The Australian Council of Recycling (ACOR) is calling for urgent action to manage the additional volumes of plastic waste being generated by Australians during the COVID-19 shutdown.
ACOR CEO Pete Shmigel, said that Australians who are confined at home are using exceptionally high levels of soft plastic. This includes fresh food packaging, biscuit wrappers, pasta and bread bags, some ready-to-eat meal packaging, the wrapping around paper towels and toilet paper, postal and delivery sacks, and plastic shopping bags.
Shmigel pointed to trends that have been seen by the recycling and waste industries in the last two months:
● Householder kerbside recycling volumes and waste volumes up by over 10%
● Contamination of kerbside recycling at unprecedented levels in some locations, especially from soft plastics
● Recycling from business sites is down by over 20% which impacts on the overall viability of the industry
● Industrial orders for recycled content plastic resin are significantly down
● Export markets for Australian recyclates reduced by 35% in one month from December to January
● Return of soft plastic by consumers to supermarkets has stayed at steady – which means extra material being consumed is not being fully captured for recycling
“Before COVID-19 emerged, the nationally adopted target for plastic packaging being recycled was set at 70% of plastic packaging being recycled or composted, and a commitment was made to the phase-out of problematic and unnecessary single-use plastics packaging. With these new and unexpected trends, these targets will be even harder to hit by 2025,” Shmigel said.
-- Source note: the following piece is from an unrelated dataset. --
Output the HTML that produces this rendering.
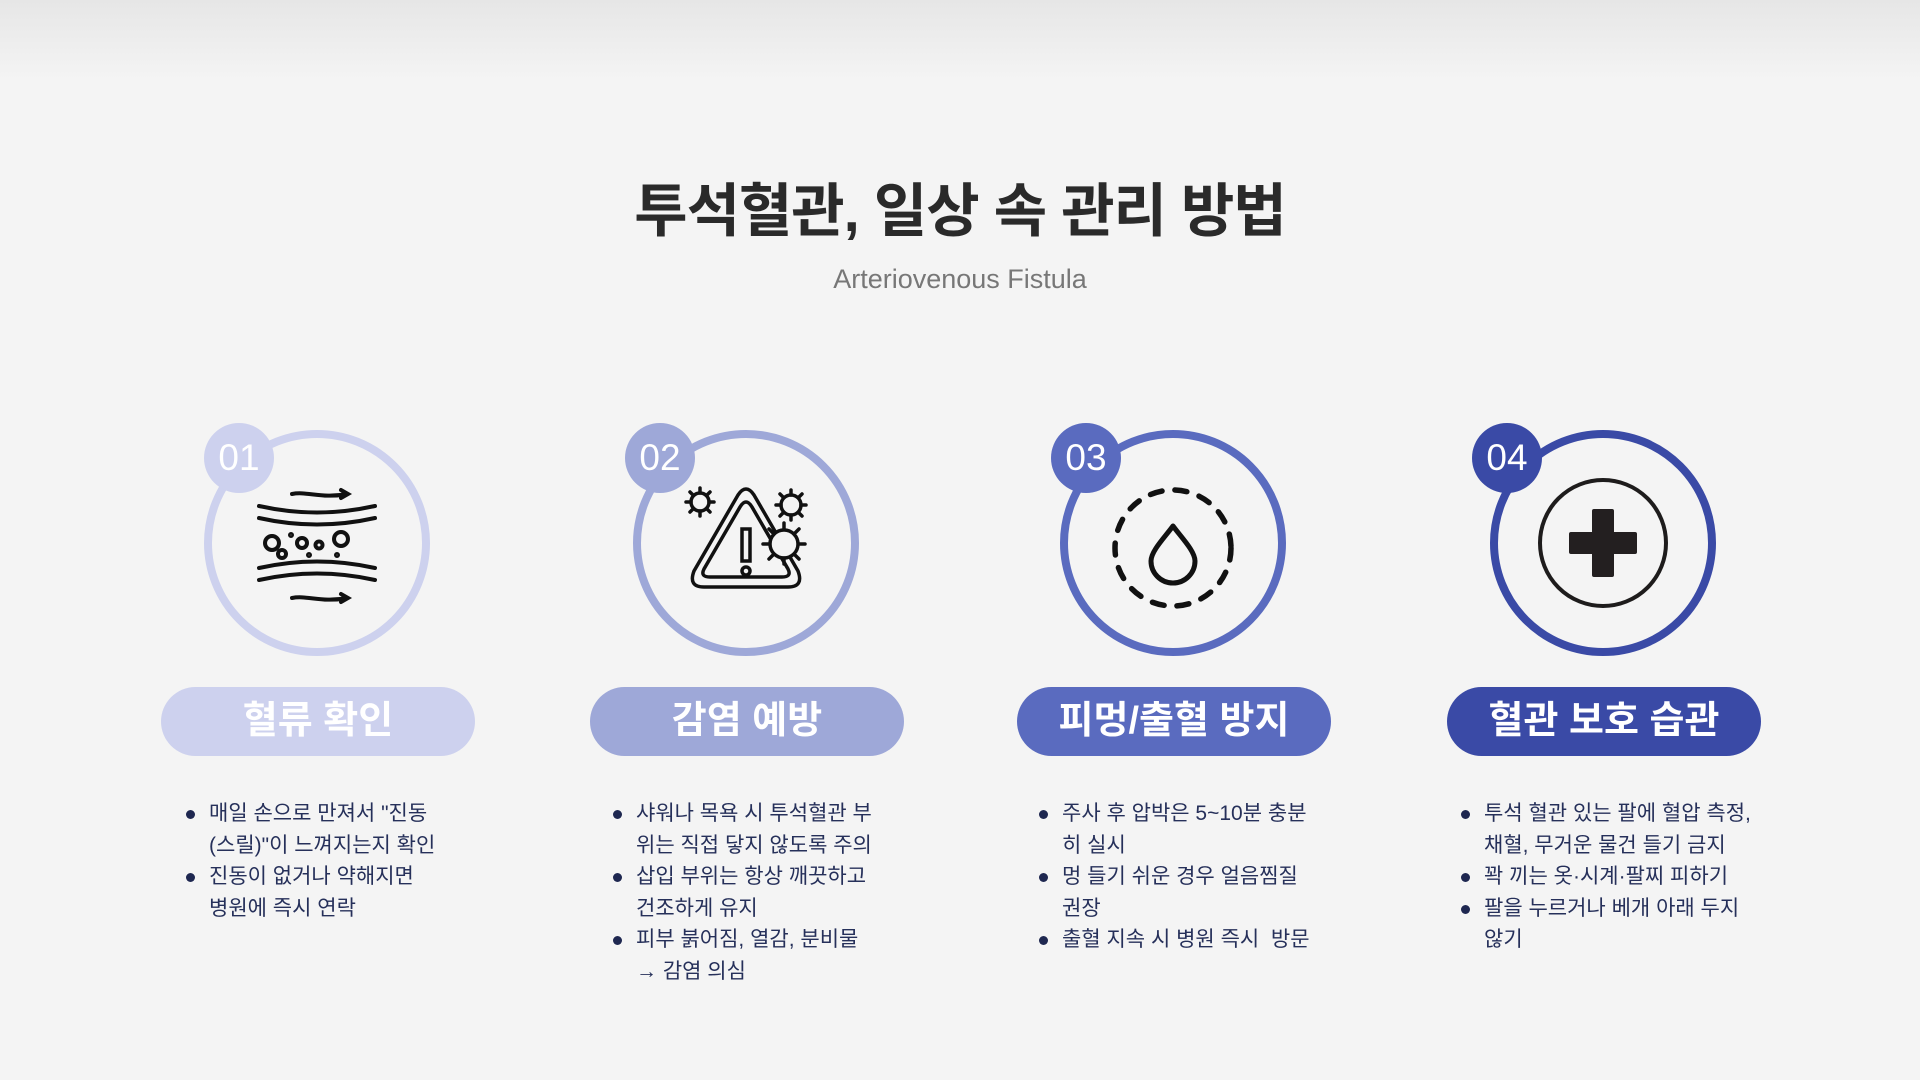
<!DOCTYPE html>
<html><head><meta charset="utf-8"><style>
*{margin:0;padding:0;box-sizing:border-box}
body{width:1920px;height:1080px;overflow:hidden;background:#f4f4f4;font-family:"Liberation Sans","Noto Sans CJK KR",sans-serif;position:relative}
.top{position:absolute;left:0;top:0;width:1920px;height:80px;background:linear-gradient(#e6e6e6,#f4f4f4)}
.title{position:absolute;left:0;width:1920px;top:173px;text-align:center;font-size:58px;font-weight:bold;color:#2a2a2a;line-height:78px;letter-spacing:-1px}
.sub{position:absolute;left:0;width:1920px;top:262px;text-align:center;font-size:27px;color:#777;line-height:34px}
.col{position:absolute;top:0;width:1px;height:1080px}
.ring{position:absolute;left:-113px;top:430px;width:226px;height:226px;border-radius:50%;border:8px solid}
.badge{position:absolute;top:423px;width:70px;height:70px;border-radius:50%;color:#fff;font-size:37px;text-align:center;line-height:70px}
.pill{position:absolute;left:-156px;top:687px;width:314px;height:69px;border-radius:35px;color:#fff;font-size:38px;font-weight:bold;text-align:center;line-height:69px}
svg.ic{position:absolute;left:-113px;top:430px}
ul{position:absolute;left:-108px;top:798px;width:300px;list-style:none;font-size:21px;line-height:31.5px;color:#26305a}
li{position:relative;white-space:nowrap}
li.b:before{content:"";position:absolute;left:-23px;top:12px;width:9px;height:9px;border-radius:50%;background:#1e2750}
</style></head><body>
<div class="top"></div>
<div class="title">투석혈관, 일상 속 관리 방법</div>
<div class="sub">Arteriovenous Fistula</div>

<div class="col" style="left:317px">
<div class="ring" style="border-color:#cdd1ee"></div>
<svg class="ic" width="226" height="226" viewBox="-113 -113 226 226" fill="none" stroke="#111" stroke-width="4" stroke-linecap="round">
<path d="M-58,-37 Q0,-24 58,-37"/><path d="M-58,-25 Q0,-12 58,-25"/>
<path d="M-58,37 Q0,24 58,37"/><path d="M-58,25 Q0,12 58,25"/>
<path d="M-25,-49 C-10,-52 5,-44 30,-49 M24,-53 L31,-49 L24,-45"/>
<path d="M-25,55 C-10,52 5,60 30,55 M24,51 L31,55 L24,59"/>
<circle cx="-45" cy="0" r="7"/><circle cx="-35" cy="11" r="4"/><circle cx="-15" cy="0" r="5"/><circle cx="2" cy="2" r="3.5"/><circle cx="24" cy="-4" r="7"/>
<circle cx="-26" cy="-8" r="1" fill="#111"/><circle cx="-8" cy="12" r="1" fill="#111"/><circle cx="20" cy="12" r="1" fill="#111"/>
</svg>
<div class="badge" style="background:#cdd1ee;left:-113px">01</div>
<div class="pill" style="background:#cdd1ee">혈류 확인</div>
<ul><li class="b">매일 손으로 만져서 "진동</li><li>(스릴)"이 느껴지는지 확인</li><li class="b">진동이 없거나 약해지면</li><li>병원에 즉시 연락</li></ul>
</div>

<div class="col" style="left:746px">
<div class="ring" style="border-color:#9ea8d8"></div>
<svg class="ic" width="226" height="226" viewBox="-113 -113 226 226" fill="none" stroke="#111" stroke-width="3.5" stroke-linecap="round">
<path d="M-8,-48 Q0,-60 8,-48 L52,28 Q58,44 42,44 L-42,44 Q-58,44 -52,28 Z"/>
<path d="M-6,-36 Q0,-46 6,-36 L42,26 Q46,34 36,34 L-36,34 Q-46,34 -42,26 Z"/>
<rect x="-4" y="-14" width="8" height="32"/><circle cx="0" cy="28" r="4"/>
<circle cx="-46" cy="-41" r="9"/><path d="M-46,-55v5M-46,-32v5M-60,-41h5M-37,-41h5M-56,-51l3,3M-39,-34l3,3M-56,-31l3,-3M-39,-48l3,-3"/>
<circle cx="45" cy="-38" r="10"/><path d="M45,-53v5M45,-28v5M30,-38h5M55,-38h5M34,-49l3,3M53,-30l3,3M34,-27l3,-3M53,-46l3,-3"/>
<circle cx="38" cy="1" r="14" fill="#f4f4f4"/><path d="M38,-20v6M38,15v6M17,1h6M53,1h6M23,-14l4,4M49,12l4,4M23,16l4,-4M49,-10l4,-4"/>
</svg>
<div class="badge" style="background:#9ea8d8;left:-121px">02</div>
<div class="pill" style="background:#9ea8d8">감염 예방</div>
<ul style="left:-110px"><li class="b">샤워나 목욕 시 투석혈관 부</li><li>위는 직접 닿지 않도록 주의</li><li class="b">삽입 부위는 항상 깨끗하고</li><li>건조하게 유지</li><li class="b">피부 붉어짐, 열감, 분비물</li><li>→ 감염 의심</li></ul>
</div>

<div class="col" style="left:1173px">
<div class="ring" style="border-color:#5a6bbf"></div>
<svg class="ic" width="226" height="226" viewBox="-113 -113 226 226" fill="none" stroke="#111" stroke-linecap="round">
<circle cx="0" cy="5" r="58" stroke-width="5.5" stroke-dasharray="12 13"/>
<path d="M0,-17 C-8,-6 -22,8 -22,18 A22,22 0 0 0 22,18 C22,8 8,-6 0,-17 Z" stroke-width="5" stroke-linejoin="round"/>
</svg>
<div class="badge" style="background:#5a6bbf;left:-122px">03</div>
<div class="pill" style="background:#5a6bbf">피멍/출혈 방지</div>
<ul style="left:-111px"><li class="b">주사 후 압박은 5~10분 충분</li><li>히 실시</li><li class="b">멍 들기 쉬운 경우 얼음찜질</li><li>권장</li><li class="b">출혈 지속 시 병원 즉시 &nbsp;방문</li></ul>
</div>

<div class="col" style="left:1603px">
<div class="ring" style="border-color:#3a4aa6"></div>
<svg class="ic" width="226" height="226" viewBox="-113 -113 226 226">
<circle cx="0" cy="0" r="63" fill="none" stroke="#1e1c1c" stroke-width="4"/>
<rect x="-11" y="-34" width="22" height="68" rx="2" fill="#231f20"/>
<rect x="-34" y="-11" width="68" height="22" rx="2" fill="#231f20"/>
</svg>
<div class="badge" style="background:#3a4aa6;left:-131px">04</div>
<div class="pill" style="background:#3a4aa6">혈관 보호 습관</div>
<ul style="left:-119px"><li class="b">투석 혈관 있는 팔에 혈압 측정,</li><li>채혈, 무거운 물건 들기 금지</li><li class="b">꽉 끼는 옷·시계·팔찌 피하기</li><li class="b">팔을 누르거나 베개 아래 두지</li><li>않기</li></ul>
</div>
</body></html>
He added that Australia needs change at both the supply and demand ends: behavioural changes from Australians to get it right at the kerbside and to return soft plastics to supermarkets, and; policy changes from governments, including:
● Federal Government helping consumers by making recycling labels mandatory rather than voluntary for brand owner companies, and;
● Federal, State and local governments proactively purchasing recycled content products such as plastic roads, noise barriers and other items
“Upcoming communications campaigns to help consumers reduce kerbside recycling contamination from the governments of South Australia and Victoria are very welcome in this context, and their example should be followed by the other states. These campaigns go a long way to help inform Australians on what to recycle where, but it is ultimately all our responsibility to actively learn correct methods. In short – if you buy it, know how to recycle it.
“These necessary and low-cost initiatives keep hi-viz recycling jobs in cities and regions going in a time of COVID19, and they give Australians the opportunity to help the environment while they’re at home more,” Shmigel said.